O que fez? Em uma ocasião, mudou de nome para ir jantar, mas em outra, cansada da rejeição, processou o restaurante.

Sama, que também sabe defender seus direitos de cidadã israelense, tem uma vida familiar muito tradicional. "Aqui não saímos em encontros. Só nos comprometemos para casar", disse. Depois explicou que ela escolheu seu noivo --o primeiro e único que teve--, mas ele antes teve de passar pela aprovação de seu pai.

Laila, 17 anos, nos acompanhava no jantar. Usava um suéter com a bandeira dos Estados Unidos e o cabelo solto. As palavras de Sama a marcavam duramente, e seus olhos inquietos, por trás dos óculos, se rebelavam com fúria. Ela não queria seguir o mesmo caminho de Sama. Mas a tradição de sua família árabe parecia se impor: não a deixavam ter namorado e tampouco havia tido um encontro sozinha com um rapaz. Fiquei na dúvida sobre como seria sua vida dentro de dez anos: se rebelaria ou seguiria o caminho de Sama?

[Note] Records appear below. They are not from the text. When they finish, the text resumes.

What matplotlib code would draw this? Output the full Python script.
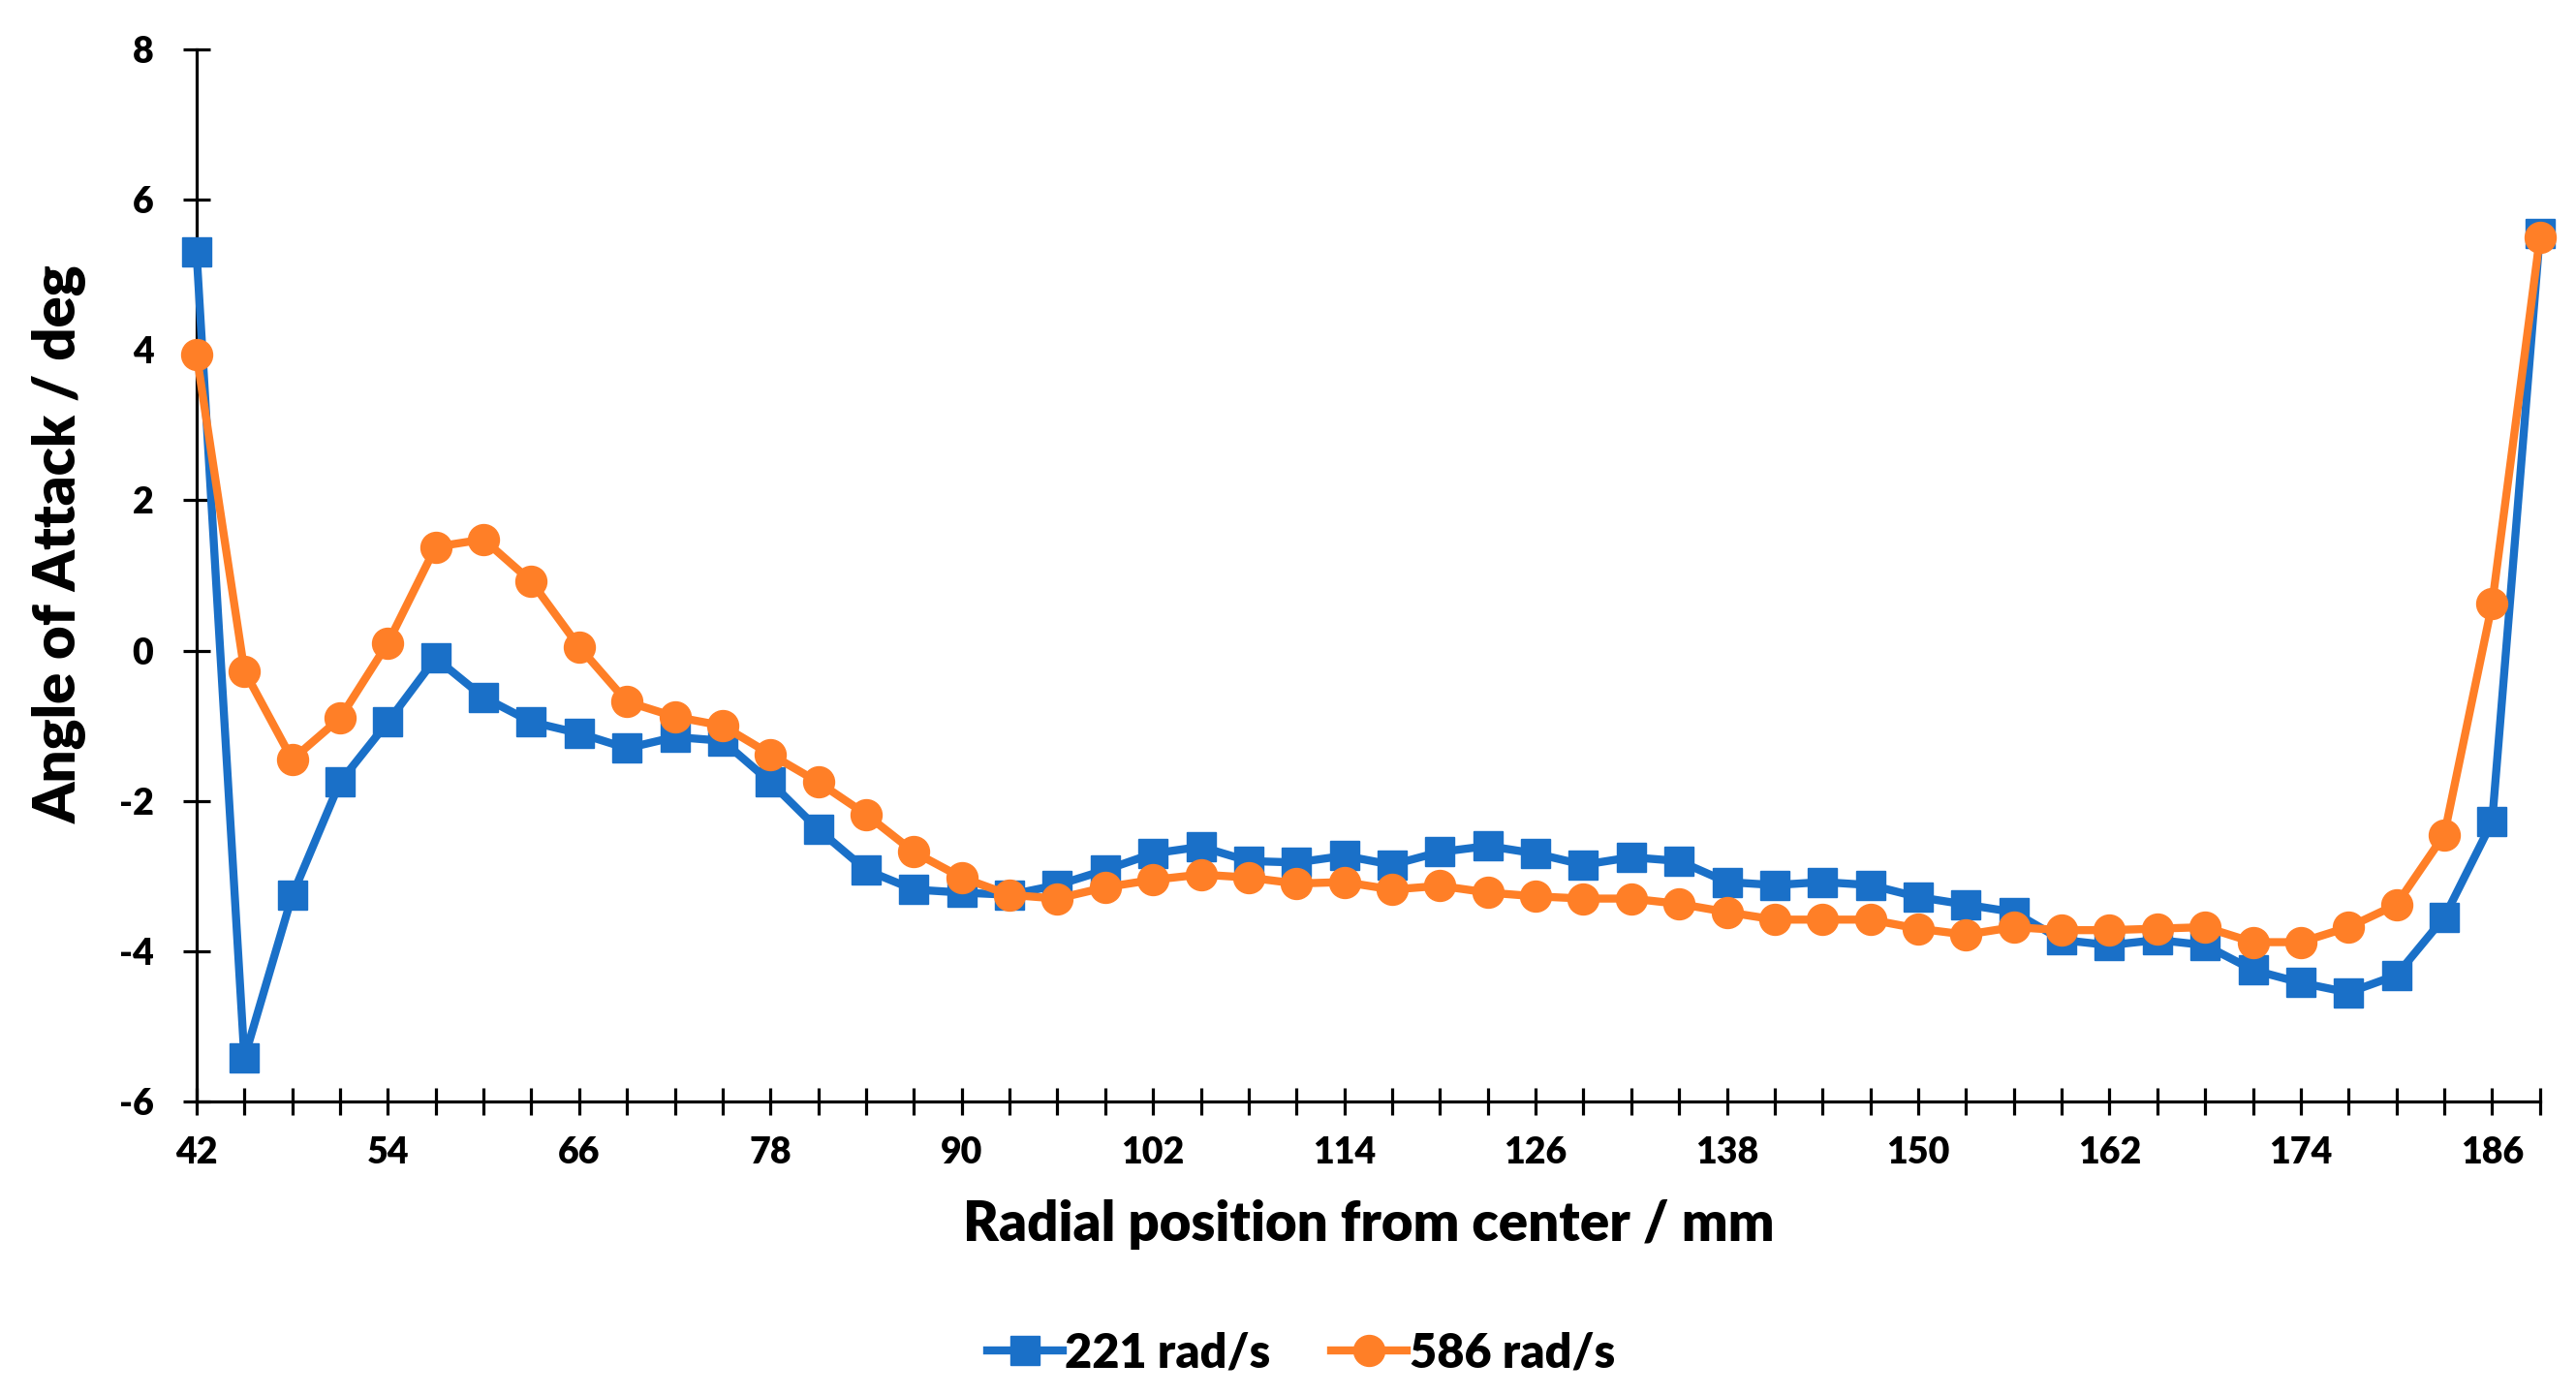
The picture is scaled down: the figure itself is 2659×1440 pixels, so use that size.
import matplotlib
matplotlib.use("Agg")
import matplotlib.pyplot as plt

plt.rcParams["axes.unicode_minus"] = False

# radial positions, mm
radius = list(range(42, 190, 3))

# angle of attack, deg
aoa_221 = [5.30, -5.42, -3.26, -1.75, -0.95, -0.10, -0.62, -0.95, -1.10, -1.30,
           -1.15, -1.20, -1.75, -2.38, -2.92, -3.18, -3.22, -3.25, -3.12, -2.92,
           -2.70, -2.61, -2.80, -2.82, -2.73, -2.85, -2.68, -2.60, -2.70, -2.85,
           -2.75, -2.80, -3.08, -3.12, -3.08, -3.12, -3.28, -3.38, -3.48, -3.85,
           -3.92, -3.85, -3.92, -4.25, -4.42, -4.55, -4.32, -3.55, -2.28, 5.55]
aoa_586 = [3.94, -0.27, -1.45, -0.90, 0.10, 1.38, 1.48, 0.92, 0.05, -0.68,
           -0.88, -1.00, -1.38, -1.75, -2.18, -2.68, -3.02, -3.25, -3.30, -3.15,
           -3.05, -2.98, -3.02, -3.10, -3.08, -3.18, -3.13, -3.22, -3.27, -3.30,
           -3.30, -3.37, -3.48, -3.58, -3.58, -3.58, -3.70, -3.78, -3.68, -3.72,
           -3.72, -3.70, -3.68, -3.88, -3.88, -3.68, -3.38, -2.45, 0.62, 5.50]

blue = "#1a70c8"
orange = "#ff7f27"

fig = plt.figure(figsize=(26.59, 14.4), dpi=100)
ax = fig.add_axes([0.0763, 0.2104, 0.9097, 0.7542])

ax.plot(radius, aoa_221, color=blue, lw=6, marker="s", ms=22, label="221 rad/s",
        zorder=3, clip_on=False)
ax.plot(radius, aoa_586, color=orange, lw=6, marker="o", ms=23, label="586 rad/s",
        zorder=4, clip_on=False)

ax.set_xlim(42, 189)
ax.set_ylim(-6, 8)
ax.set_xticks(range(42, 190, 12))
ax.set_xticks(range(42, 190, 3), minor=True)
ax.set_yticks(range(-6, 9, 2))

for side in ["top", "right"]:
    ax.spines[side].set_visible(False)
for side in ["left", "bottom"]:
    ax.spines[side].set_linewidth(2.3)
    ax.spines[side].set_color("black")

ax.tick_params(axis="both", which="both", direction="inout", width=2.3, color="black",
               length=20)
ax.tick_params(axis="x", which="both", pad=16)
ax.tick_params(axis="y", which="major", pad=22)

for lab in ax.get_xticklabels() + ax.get_yticklabels():
    lab.set_fontfamily("Lato")
    lab.set_fontweight("heavy")
    lab.set_fontsize(27)

ax.set_xlabel("Radial position from center / mm", family="Lato", weight="heavy",
              fontsize=40.5, labelpad=22)
ax.set_ylabel("Angle of Attack / deg", family="Lato", weight="heavy", fontsize=43)
ax.yaxis.set_label_coords(-0.047, 0.53)

fig.legend(loc="center", bbox_to_anchor=(0.505, 0.03), ncol=2, frameon=False,
           prop={"family": "Lato", "weight": "heavy", "size": 35},
           handlelength=1.6, handletextpad=0.05, columnspacing=1.3)

fig.savefig("out.png", dpi=100)
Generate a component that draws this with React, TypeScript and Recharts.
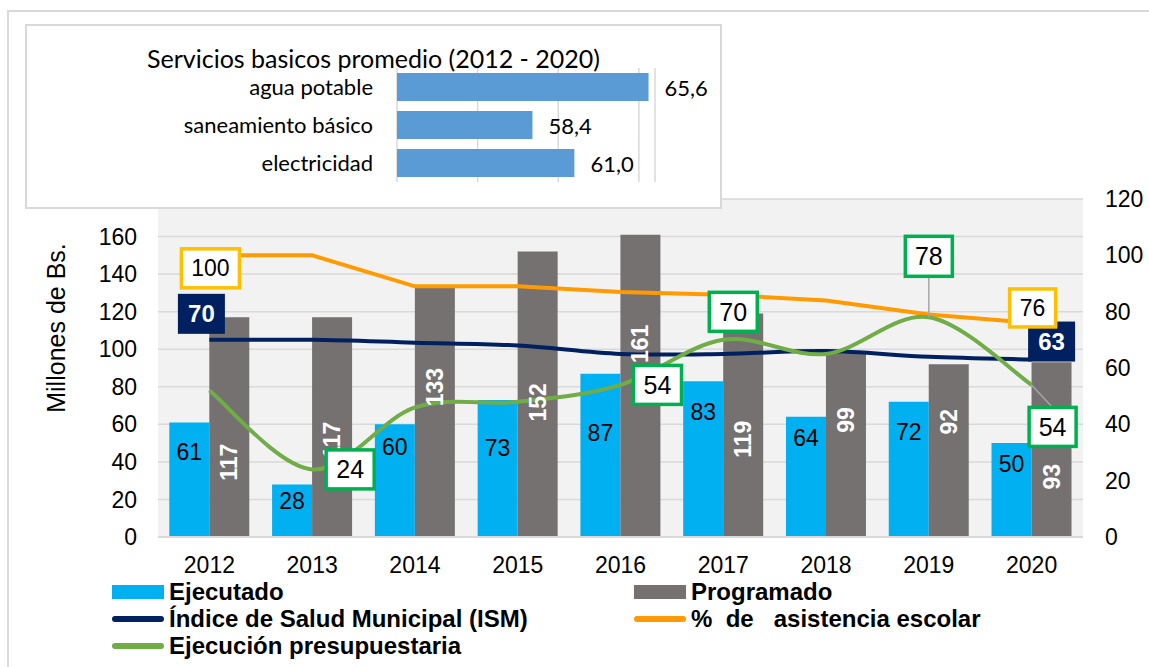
import React from 'react';
import { ComposedChart, BarChart, Bar, Line, XAxis, YAxis, CartesianGrid, LabelList } from 'recharts';

// Datos del gráfico principal
const years = ['2012', '2013', '2014', '2015', '2016', '2017', '2018', '2019', '2020'];
const ejecutado = [61, 28, 60, 73, 87, 83, 64, 72, 50];
const programado = [117, 117, 133, 152, 161, 119, 99, 92, 93];
const ism = [70, 70, 69, 68, 65, 65, 66, 64, 63];
const asistencia = [100, 100, 89, 89, 87, 86, 84, 79, 76];
const ejecucion = [52, 24, 46, 48, 54, 70, 65, 78, 54];
const leftTicks = [0, 20, 40, 60, 80, 100, 120, 140, 160, 180];
const rightTicks = [0, 20, 40, 60, 80, 100, 120];

// Datos del recuadro de servicios básicos
const servicios = ['agua potable', 'saneamiento básico', 'electricidad'];
const serviciosValores = [65.6, 58.4, 61.0];
const serviciosTicks = [50, 55, 60, 65];

// desplazamientos de las etiquetas de barras (px), como en el original
const ejecutadoLabelDy = [30, 17, 23, 48, 59, 31, 21, 30, 21];
const programadoLabelDy = [35, 13, -25, 8, -42, 14, -24, -29, 27];

const mainData = years.map((year, i) => ({
  year,
  ejecutado: ejecutado[i],
  programado: programado[i],
  ism: ism[i],
  asistencia: asistencia[i],
  ejecucion: ejecucion[i],
}));

const serviciosData = servicios.map((servicio, i) => ({ servicio, valor: serviciosValores[i] }));

const FONT = '"Liberation Sans", Arial, sans-serif';

// curva suavizada al estilo Excel (Catmull-Rom)
const excelSmooth: any = (context: any) => {
  let pts: number[][] = [];
  return {
    areaStart() {},
    areaEnd() {},
    lineStart() {
      pts = [];
    },
    point(x: number, y: number) {
      pts.push([+x, +y]);
    },
    lineEnd() {
      if (!pts.length) return;
      context.moveTo(pts[0][0], pts[0][1]);
      for (let i = 0; i < pts.length - 1; i++) {
        const p0 = pts[Math.max(i - 1, 0)];
        const p1 = pts[i];
        const p2 = pts[i + 1];
        const p3 = pts[Math.min(i + 2, pts.length - 1)];
        context.bezierCurveTo(
          p1[0] + (p2[0] - p0[0]) / 6,
          p1[1] + (p2[1] - p0[1]) / 6,
          p2[0] - (p3[0] - p1[0]) / 6,
          p2[1] - (p3[1] - p1[1]) / 6,
          p2[0],
          p2[1]
        );
      }
    },
  };
};

interface Callout {
  i: number;
  dx: number;
  dy: number;
  w: number;
  h: number;
  leader?: boolean;
}

// ubicación de las etiquetas recuadradas respecto al punto
const asistenciaCallouts: Callout[] = [
  { i: 0, dx: 1, dy: 13, w: 58, h: 39 },
  { i: 8, dx: 1, dy: -15, w: 46, h: 38 },
];
const ismCallouts: Callout[] = [
  { i: 0, dx: -8, dy: -26, w: 47, h: 40 },
  { i: 8, dx: 20, dy: -18, w: 47, h: 40 },
];
const ejecucionCallouts: Callout[] = [
  { i: 1, dx: 38, dy: 0, w: 48, h: 39 },
  { i: 4, dx: 37, dy: 0, w: 48, h: 39 },
  { i: 5, dx: 10, dy: -28, w: 48, h: 39 },
  { i: 7, dx: 0, dy: -61, w: 47, h: 40, leader: true },
  { i: 8, dx: 21, dy: 42, w: 47, h: 39, leader: true },
];

const makeCallout =
  (callouts: Callout[], boxFill: string, boxStroke: string | null, textColor: string, fontSize: number, bold: boolean) =>
  (props: any) => {
    const c = callouts.find((k) => k.i === props.index);
    if (!c) return null;
    const vb = props.viewBox ?? props;
    const px = props.x ?? vb.x;
    const py = props.y ?? vb.y;
    const cx = px + c.dx;
    const cy = py + c.dy;
    const edgeY = c.dy < 0 ? cy + c.h / 2 : cy - c.h / 2;
    return (
      <g>
        {c.leader && <line x1={px} y1={py} x2={cx} y2={edgeY} stroke="#A6A6A6" strokeWidth={1.5} />}
        <rect
          x={cx - c.w / 2}
          y={cy - c.h / 2}
          width={c.w}
          height={c.h}
          fill={boxFill}
          stroke={boxStroke ?? 'none'}
          strokeWidth={boxStroke ? 3.5 : 0}
        />
        <text
          x={cx}
          y={cy}
          textAnchor="middle"
          dominantBaseline="central"
          fill={textColor}
          fontSize={fontSize}
          fontWeight={bold ? 'bold' : 'normal'}
        >
          {props.value}
        </text>
      </g>
    );
  };

const EjecutadoLabel = (props: any) => {
  const vb = props.viewBox ?? props;
  const dy = ejecutadoLabelDy[props.index] ?? 27;
  return (
    <text x={vb.x + vb.width / 2} y={vb.y + dy} textAnchor="middle" dominantBaseline="central" fill="#000" fontSize={23}>
      {props.value}
    </text>
  );
};

const ProgramadoLabel = (props: any) => {
  const vb = props.viewBox ?? props;
  const cx = vb.x + vb.width / 2;
  const cy = vb.y + vb.height / 2 + (programadoLabelDy[props.index] ?? 0);
  return (
    <text
      x={cx}
      y={cy}
      transform={`rotate(-90 ${cx} ${cy})`}
      textAnchor="middle"
      dominantBaseline="central"
      fill="#fff"
      fontSize={23}
      fontWeight="bold"
    >
      {props.value}
    </text>
  );
};

const ServicioLabel = (props: any) => {
  const vb = props.viewBox ?? props;
  return (
    <text x={vb.x + vb.width + 16} y={vb.y + vb.height / 2} dominantBaseline="central" fill="#000" fontSize={22}>
      {Number(props.value).toFixed(1).replace('.', ',')}
    </text>
  );
};

const legendItems = [
  { name: 'Ejecutado', color: '#00B0F0', kind: 'bar' },
  { name: 'Programado', color: '#767171', kind: 'bar' },
  { name: 'Índice de Salud Municipal (ISM)', color: '#002060', kind: 'line' },
  { name: '%  de   asistencia escolar', color: '#FF9B00', kind: 'line' },
  { name: 'Ejecución presupuestaria', color: '#70AD47', kind: 'line' },
];

const tickStyle = { fontSize: 23, fill: '#000' };

const App: React.FC = () => {
  return (
    <div
      style={{
        position: 'absolute',
        left: 0,
        top: 0,
        width: 1149,
        height: 667,
        overflow: 'hidden',
        background: '#fff',
        fontFamily: FONT,
      }}
    >
      <div
        style={{
          position: 'absolute',
          left: 7,
          top: 10,
          width: 1300,
          height: 800,
          borderLeft: '2px solid #D9D9D9',
          borderTop: '2px solid #D9D9D9',
        }}
      />

      {/* Gráfico principal */}
      <div style={{ position: 'absolute', left: 0, top: 0 }}>
        <ComposedChart
          width={1149}
          height={667}
          data={mainData}
          margin={{ top: 199, right: 0, bottom: 90, left: 0 }}
          barGap={0}
          barCategoryGap="11%"
        >
          <CartesianGrid yAxisId="left" vertical={false} stroke="#D9D9D9" strokeWidth={1.5} fill="#F2F2F2" fillOpacity={1} />
          <XAxis
            dataKey="year"
            height={40}
            interval={0}
            tickLine={false}
            tickSize={0}
            tickMargin={20}
            axisLine={{ stroke: '#D9D9D9', strokeWidth: 2 }}
            tick={tickStyle}
          />
          <YAxis
            yAxisId="left"
            domain={[0, 180]}
            ticks={leftTicks}
            interval={0}
            width={158}
            axisLine={false}
            tickLine={false}
            tickSize={0}
            tickMargin={21}
            tick={tickStyle}
            label={{
              value: 'Millones de Bs.',
              angle: -90,
              position: 'center',
              dx: -23,
              dy: -40,
              style: { fontSize: 25, fill: '#000' },
            }}
          />
          <YAxis
            yAxisId="right"
            orientation="right"
            domain={[0, 120]}
            ticks={rightTicks}
            interval={0}
            width={66}
            axisLine={false}
            tickLine={false}
            tickSize={0}
            tickMargin={22}
            tick={{ ...tickStyle, textAnchor: 'start' }}
          />
          <Bar yAxisId="left" dataKey="ejecutado" fill="#00B0F0" isAnimationActive={false}>
            <LabelList dataKey="ejecutado" content={EjecutadoLabel} />
          </Bar>
          <Bar yAxisId="left" dataKey="programado" fill="#767171" isAnimationActive={false}>
            <LabelList dataKey="programado" content={ProgramadoLabel} />
          </Bar>
          <Line
            yAxisId="right"
            dataKey="ism"
            type={excelSmooth}
            stroke="#002060"
            strokeWidth={4}
            dot={false}
            activeDot={false}
            isAnimationActive={false}
          >
            <LabelList dataKey="ism" content={makeCallout(ismCallouts, '#002060', null, '#fff', 24, true)} />
          </Line>
          <Line
            yAxisId="right"
            dataKey="asistencia"
            type="linear"
            stroke="#FF9B00"
            strokeWidth={4}
            dot={false}
            activeDot={false}
            isAnimationActive={false}
          >
            <LabelList dataKey="asistencia" content={makeCallout(asistenciaCallouts, '#fff', '#FFC000', '#000', 23, false)} />
          </Line>
          <Line
            yAxisId="right"
            dataKey="ejecucion"
            type={excelSmooth}
            stroke="#70AD47"
            strokeWidth={4}
            dot={false}
            activeDot={false}
            isAnimationActive={false}
          >
            <LabelList dataKey="ejecucion" content={makeCallout(ejecucionCallouts, '#fff', '#00B050', '#000', 25, false)} />
          </Line>
        </ComposedChart>
      </div>

      {/* Recuadro: servicios básicos */}
      <div
        style={{
          position: 'absolute',
          left: 25,
          top: 24,
          width: 697,
          height: 185,
          boxSizing: 'border-box',
          border: '2px solid #D9D9D9',
          background: '#fff',
          fontFamily: 'Lato, "Open Sans", sans-serif',
        }}
      >
        <div style={{ position: 'absolute', left: 0, top: 0 }}>
          <BarChart
            layout="vertical"
            width={693}
            height={181}
            data={serviciosData}
            margin={{ top: 42, right: 65, bottom: 25, left: 0 }}
          >
            <CartesianGrid horizontal={false} stroke="#D9D9D9" strokeWidth={1.5} />
            <XAxis type="number" domain={[50, 66]} ticks={serviciosTicks} allowDataOverflow hide />
            <YAxis
              type="category"
              dataKey="servicio"
              width={370}
              interval={0}
              axisLine={false}
              tickLine={false}
              tickSize={0}
              tickMargin={24}
              tick={{ fontSize: 22, fill: '#000' }}
            />
            <Bar dataKey="valor" fill="#5B9BD5" barSize={28} isAnimationActive={false}>
              <LabelList dataKey="valor" content={ServicioLabel} />
            </Bar>
          </BarChart>
        </div>
        <div
          style={{
            position: 'absolute',
            left: 0,
            top: 21,
            width: '100%',
            textAlign: 'center',
            fontSize: 25,
            lineHeight: '22px',
            color: '#000',
          }}
        >
          Servicios basicos promedio (2012 - 2020)
        </div>
      </div>

      {/* Leyenda */}
      <div
        style={{
          position: 'absolute',
          left: 112,
          top: 578,
          display: 'grid',
          gridTemplateColumns: '522px auto',
          gridAutoRows: '27px',
        }}
      >
        {legendItems.map((item) => (
          <div key={item.name} style={{ display: 'flex', alignItems: 'center' }}>
            <div
              style={{
                width: 52,
                height: item.kind === 'bar' ? 14 : 6,
                borderRadius: item.kind === 'bar' ? 0 : 3,
                background: item.color,
                marginRight: 5,
              }}
            />
            <span style={{ fontSize: 24, lineHeight: 1, fontWeight: 'bold', color: '#000', whiteSpace: 'pre' }}>
              {item.name}
            </span>
          </div>
        ))}
      </div>
    </div>
  );
};

export default App;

Os dois jantares, desnecessário dizer, foram lições culinárias e de cultura maravilhosas. Não teria comido tão bem nem aprendido tanto em dois restaurantes com meus próprios amigos.

Por meio de um aplicativo em meu celular, pude entrar na sala, sentar à mesa e dar uma espiada no coração de duas famílias em Israel. Há muitas maneiras de se conhecer um país. Os "tours" me dão urticária, e depois de tantos anos como jornalista aprendi a desconfiar das recomendações para turistas. Por isso continuo lembrando, quase com nostalgia, desses dois jantares.

Jantar com desconhecidos foi, simplesmente, delicioso.